En mi artículo de la semana pasada, traté el elemento indispensable para afrontar con responsabilidad el futuro. Además alertaba acerca de lo peligroso que es dejar en manos de políticos y medios de comunicación, la explicación de los hechos que se producen a diario. Por último, invitaba al lector al encuentro con ese elemento, que no es otro que la búsqueda del conocimiento por uno mismo, y proponía hacer un hueco donde colocar las lecturas que ayuden a comprender el porqué. Sólo de ese modo podemos sentar las bases de lo que precisamos para el futuro, sin duda el más incierto desde la Transición por la descomunal desorientación que sufrimos, propiciada por la indefensión de nuestros valores, usos y costumbres.

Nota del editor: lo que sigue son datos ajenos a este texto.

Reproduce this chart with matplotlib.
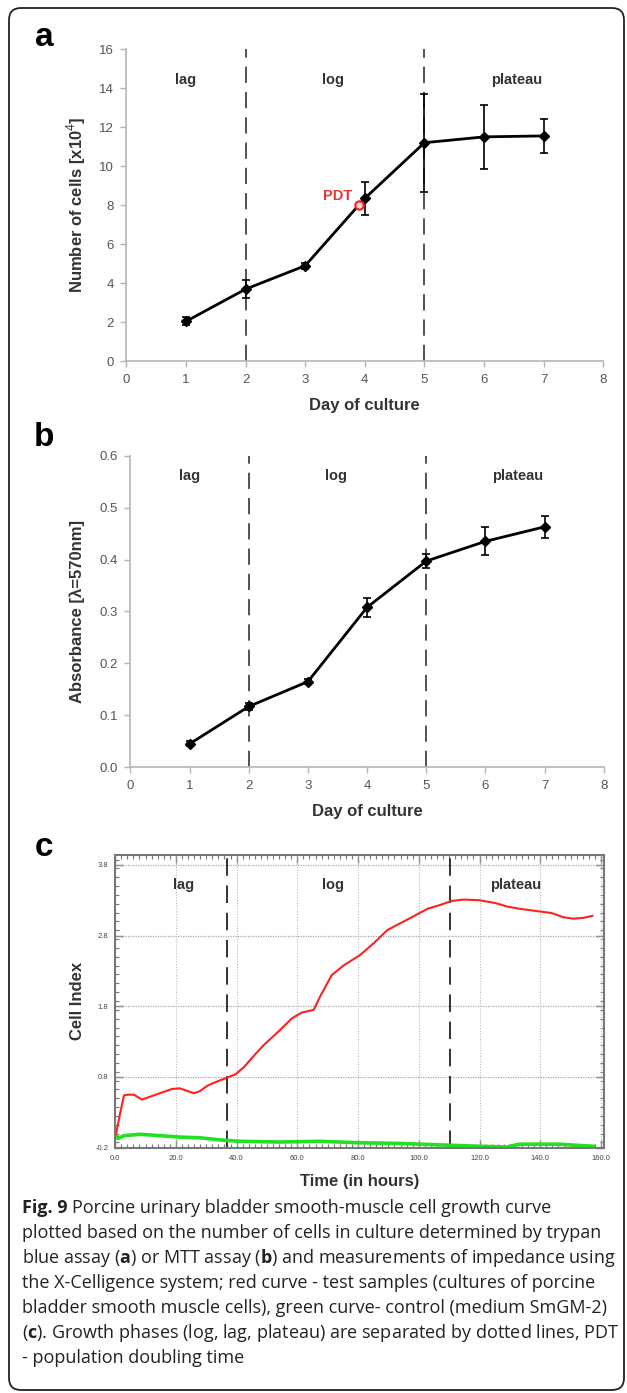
import matplotlib
matplotlib.use("Agg")
import matplotlib.pyplot as plt
from matplotlib.patches import FancyBboxPatch
from matplotlib.ticker import MultipleLocator, FixedLocator
import numpy as np

# ---- panel a: trypan blue counts ----
days = [1, 2, 3, 4, 5, 6, 7]
cells = [2.05, 3.7, 4.9, 8.35, 11.2, 11.5, 11.55]
cells_err = [0.2, 0.45, 0.15, 0.85, 2.5, 1.65, 0.88]
pdt_day, pdt_cells = 3.9, 8.0

# ---- panel b: MTT absorbance ----
absorb = [0.045, 0.117, 0.165, 0.308, 0.397, 0.435, 0.463]
absorb_err = [0.005, 0.007, 0.005, 0.018, 0.014, 0.027, 0.021]

# ---- panel c: impedance (cell index) ----
red_t = [0.3, 1.6, 2.9, 4.2, 6.2, 8.8, 11.4, 14.7, 18.7, 21.3, 23.3, 25.9, 27.9,
         30.5, 33.8, 36.8, 39.7, 42.4, 46.3, 48.9, 54.2, 58.2, 61.4, 65.4, 67.4,
         71.3, 75.3, 80.5, 85.1, 89.7, 93.7, 99.0, 102.9, 106.8, 110.8, 114.7,
         120.0, 125.3, 129.2, 133.2, 138.4, 143.7, 147.6, 150.9, 154.2, 157.2]
red_ci = [0.0, 0.28, 0.54, 0.55, 0.55, 0.48, 0.52, 0.57, 0.63, 0.64, 0.61, 0.57, 0.60,
          0.68, 0.74, 0.79, 0.84, 0.94, 1.13, 1.25, 1.46, 1.63, 1.71, 1.75, 1.93,
          2.24, 2.38, 2.52, 2.69, 2.88, 2.97, 3.09, 3.18, 3.23, 3.29, 3.31,
          3.30, 3.26, 3.21, 3.18, 3.15, 3.12, 3.06, 3.04, 3.05, 3.08]
green_t = [0.0, 0.9, 2.9, 8.2, 14.7, 21.3, 27.9, 34.5, 41.0, 54.2, 67.4, 80.5,
           93.7, 106.8, 120.0, 129.0, 133.0, 146.0, 157.5]
green_ci = [0.02, -0.07, -0.03, -0.01, -0.03, -0.05, -0.06, -0.09, -0.11, -0.12, -0.11,
            -0.13, -0.14, -0.16, -0.18, -0.19, -0.15, -0.15, -0.18]
hour_ticks = list(range(0, 161, 20))
ci_ticks = [-0.2, 0.8, 1.8, 2.8, 3.8]
phase_split_days = [2, 5]
phase_split_hours = [36.8, 110.4]
phase_names = ["lag", "log", "plateau"]

caption_bold = "Fig. 9"
caption_lines = [
    "Porcine urinary bladder smooth-muscle cell growth curve",
    "plotted based on the number of cells in culture determined by trypan",
    r"blue assay ($\mathbf{a}$) or MTT assay ($\mathbf{b}$) and measurements of impedance using",
    "the X-Celligence system; red curve - test samples (cultures of porcine",
    "bladder smooth muscle cells), green curve- control (medium SmGM-2)",
    r"($\mathbf{c}$). Growth phases (log, lag, plateau) are separated by dotted lines, PDT",
    "- population doubling time",
]

plt.rcParams['font.family'] = ['Liberation Sans', 'DejaVu Sans']
plt.rcParams['mathtext.fontset'] = 'custom'
plt.rcParams['mathtext.rm'] = 'Open Sans'
plt.rcParams['mathtext.bf'] = 'Open Sans:bold'

W, H = 627, 1393
fig = plt.figure(figsize=(W / 100, H / 100), dpi=100)

# outer rounded frame
frame = FancyBboxPatch((0.09, 0.03), 6.15, 13.82, boxstyle="round,pad=0,rounding_size=0.12",
                       transform=fig.dpi_scale_trans, fill=False, edgecolor='#222222', linewidth=1.3)
fig.add_artist(frame)

axis_gray = '#b5b5b5'
tick_gray = '#555555'
label_col = '#333333'


def style_day_axis(ax):
    for s in ['top', 'right']:
        ax.spines[s].set_visible(False)
    for s in ['left', 'bottom']:
        ax.spines[s].set_color(axis_gray)
        ax.spines[s].set_linewidth(1.2)
    ax.tick_params(direction='out', length=4, width=1, color=axis_gray,
                   labelcolor=tick_gray, labelsize=9.5, pad=5)
    ax.set_xlim(0, 8)
    ax.set_xticks(range(0, 9))
    ax.set_xlabel("Day of culture", fontsize=12, fontweight='bold', color=label_col, labelpad=9)


# ========== panel a ==========
ax1 = fig.add_axes([0.2016, 0.7406, 0.7604, 0.2242])
style_day_axis(ax1)
ax1.set_ylim(0, 16)
ax1.set_yticks(range(0, 17, 2))
for d in phase_split_days:
    ax1.plot([d, d], [0, 16], color='#444444', linestyle=(0, (9, 5)), linewidth=1.3)
ax1.errorbar(days, cells, yerr=cells_err, color='black', linewidth=2, marker='D',
             markersize=5, capsize=3, elinewidth=1.2, capthick=1.2)
ax1.plot([pdt_day], [pdt_cells], marker='o', markersize=6, markerfacecolor='#ffd0d0',
         markeredgecolor='#ee2222', markeredgewidth=1.5, linestyle='none', zorder=5)
ax1.text(3.55, 8.45, "PDT", color='#ee3333', fontsize=10.5, fontweight='bold', ha='center', va='center')
for xpos, name in zip([1.0, 3.47, 6.55], phase_names):
    ax1.text(xpos, 14.4, name, fontsize=10.5, fontweight='bold', color=label_col, ha='center', va='center')
ax1.set_ylabel("Number of cells [x10$^{4}$]", fontsize=12, fontweight='bold', color=label_col)
ax1.yaxis.set_label_coords(-38 / (0.7604 * W), 0.5)

# ========== panel b ==========
ax2 = fig.add_axes([0.208, 0.4492, 0.755, 0.2237])
style_day_axis(ax2)
ax2.set_ylim(0, 0.6)
ax2.set_yticks(np.arange(0, 0.61, 0.1))
ax2.set_yticklabels([f"{v:.1f}" for v in np.arange(0, 0.61, 0.1)])
for d in phase_split_days:
    ax2.plot([d, d], [0, 0.6], color='#444444', linestyle=(0, (9, 5)), linewidth=1.3)
ax2.errorbar(days, absorb, yerr=absorb_err, color='black', linewidth=2, marker='D',
             markersize=5, capsize=3, elinewidth=1.2, capthick=1.2)
for xpos, name in zip([1.0, 3.47, 6.55], phase_names):
    ax2.text(xpos, 0.561, name, fontsize=10.5, fontweight='bold', color=label_col, ha='center', va='center')
ax2.set_ylabel("Absorbance [\u03bb=570nm]", fontsize=12, fontweight='bold', color=label_col)
ax2.yaxis.set_label_coords(-45 / (0.755 * W), 0.5)

# ========== panel c ==========
ax3 = fig.add_axes([0.1837, 0.1761, 0.7796, 0.2101])
ax3.set_xlim(0, 161)
ax3.set_ylim(-0.2, 3.94)
for s in ax3.spines.values():
    s.set_color('#777777')
    s.set_linewidth(1.5)
ax3.xaxis.set_major_locator(FixedLocator(hour_ticks))
ax3.xaxis.set_minor_locator(MultipleLocator(2))
ax3.yaxis.set_major_locator(FixedLocator(ci_ticks))
ax3.yaxis.set_minor_locator(MultipleLocator(0.125))
ax3.set_xticklabels([f"{v:.1f}" for v in hour_ticks])
ax3.set_yticklabels([f"{v:.1f}" for v in ci_ticks])
ax3.tick_params(which='both', direction='in', top=True, right=True, color='#777777')
ax3.tick_params(which='major', length=6, width=1, labelsize=5.5, labelcolor='#444444', pad=5)
ax3.tick_params(which='minor', length=3, width=0.8)
for yv in ci_ticks[1:]:
    ax3.axhline(yv, color='#aaaaaa', linewidth=0.9, linestyle=(0, (1, 1)))
for xv in hour_ticks[1:]:
    ax3.axvline(xv, color='#bbbbbb', linewidth=0.8, linestyle=(0, (1, 1.5)))
for h in phase_split_hours:
    ax3.axvline(h, color='#333333', linewidth=1.4, linestyle=(0, (9, 5)))
ax3.plot(green_t, green_ci, color='#22e022', linewidth=2.6)
ax3.plot(red_t, red_ci, color='#ff2020', linewidth=1.5)
for xpos, name in zip([22.6, 71.7, 131.8], phase_names):
    ax3.text(xpos, 3.52, name, fontsize=10.5, fontweight='bold', color=label_col, ha='center', va='center')
ax3.set_ylabel("Cell Index", fontsize=12, fontweight='bold', color=label_col)
ax3.yaxis.set_label_coords(-30 / (0.7796 * W), 0.5)
ax3.set_xlabel("Time (in hours)", fontsize=12, fontweight='bold', color=label_col, labelpad=9)

# panel letters
for letter, ypix in zip(["a", "b", "c"], [37, 437, 847]):
    fig.text(44 / W, 1 - ypix / H, letter, fontsize=24, fontweight='bold', ha='center', va='center')

# caption
cap_size = 13
renderer = fig.canvas.get_renderer()
head = fig.text(22 / W, 1 - 1208 / H, caption_bold, fontsize=cap_size, family='Open Sans',
                fontweight='bold', color='#222222', ha='left', va='center')
head_w = head.get_window_extent(renderer).width
for i, line in enumerate(caption_lines):
    x0 = 22 if i > 0 else 22 + head_w + 4
    fig.text(x0 / W, 1 - (1208 + 25 * i) / H, line, fontsize=cap_size, family='Open Sans',
             color='#222222', ha='left', va='center')

fig.savefig("out.png", dpi=100)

La concreción de esa indefensión a la que me refiero se ha llevado a cabo por parte de los poderes públicos en connivencia con nuestra actitud pasiva, consintiendo el arrinconamiento del humanismo y la patria. Así, el abandono del ser humano y sus raíces, nos ha hecho insensibles hasta el punto de catalogar todo a nuestro alrededor como un conjunto valorable económicamente. Escucho con desazón en no pocas ocasiones que “todo tiene un precio”. Es desolador comprobar hasta qué punto hemos trasladado nuestra razón de ser al rincón de los trastos viejos, para adoptar elementos externos que no complementan los que tenemos, si no que arrumban lo ya existente siendo sustituido por un nuevo concepto de individuo, que prima el continente sobre el contenido. No hablo de dioses ni de banderas, creencias y símbolos que merecen sin duda la más alta dignidad y respeto desde la esfera personal. Hablo de historia y sentimientos. De conocimiento y libertad. Este mundo de progreso e inmediatez donde el presente se vuelve pasado mientras se está produciendo, no deja margen para saborear las mieles de lo que fuimos, pero nos tatúa con su lacre las hieles de aquello en lo que nos hemos convertido. Mientras muchos se resignan, otros nos rebelamos y adoptamos la literatura como cauce de denuncia, materializando el compromiso que como ciudadanos nos toca ejercer.
La literatura se convierte en voz de la conciencia de quien escribe y adquiere sentido y consistencia cuando encuentra reflexión receptiva. Es imaginación pero también certeza. Adquiere su máxima expresión en el empleo de la palabra adecuada dejando al desnudo las intimidades del autor. Es sinceridad más que cualquier otra cosa y por este motivo debe ser objeto de la mayor de las consideraciones. La literatura se inserta en nuestra vida y abarca todas las etapas de nuestra existencia: es descubrimiento y fantasía con Hans Christian Andersen en la niñez, es manifestación de inconformismo con Jonathan Swift en la juventud, es búsqueda de evasión con Walter Scott en la edad adulta y es compañía y sosiego con José Luis Sampedro en su tierno y “etrusco” homenaje a la ancianidad, aunque también angustia y decadencia encarnadas en el malogrado Max Estrella. Ni siquiera la muerte, trámite ineludible para todos y cada uno de nosotros, escapa a la exquisitez literaria en la brillante pluma de Jorge Manrique.
Cada vez que abrimos la tapa de un poema, una novela, una obra de teatro o de un buen ensayo volvemos a nuestros orígenes; a dar forma y sentido a nuestra existencia encontrando las respuestas, aquellas que de otra forma siempre se manifestarán con el sesgo partidista de quien las ofrece.
Ésta y no otra es la manera de conformar al individuo libre, evitando que su devenir como ser humano sea dirigido de una u otra forma dependiendo del régimen político de turno. Comencemos por valorar lo que tenemos desde ya y no echándolo de menos desde su carencia arrepintiéndonos después sin remedio. No hacerlo manifiesta una mal entendida docilidad que siempre se volverá en nuestra contra. No cabe duda de que su ejercicio representa una buena dosis de esfuerzo y a priori es menos llamativo que sentarse en el sofá a recibir una lluvia de flashes inconexos y vacíos. Sin embargo la recompensa es generosa a la larga. Por mi parte seguiré luchando contra el síndrome de la parálisis que en no pocas ocasiones asiste al escritor, tomándolo como una placentera incertidumbre recompensada por las satisfacciones de ser leído, esa que recibimos como el mayor de los regalos aquellos que, bien en modo amateur o profesional, nos dedicamos a esto de la narración.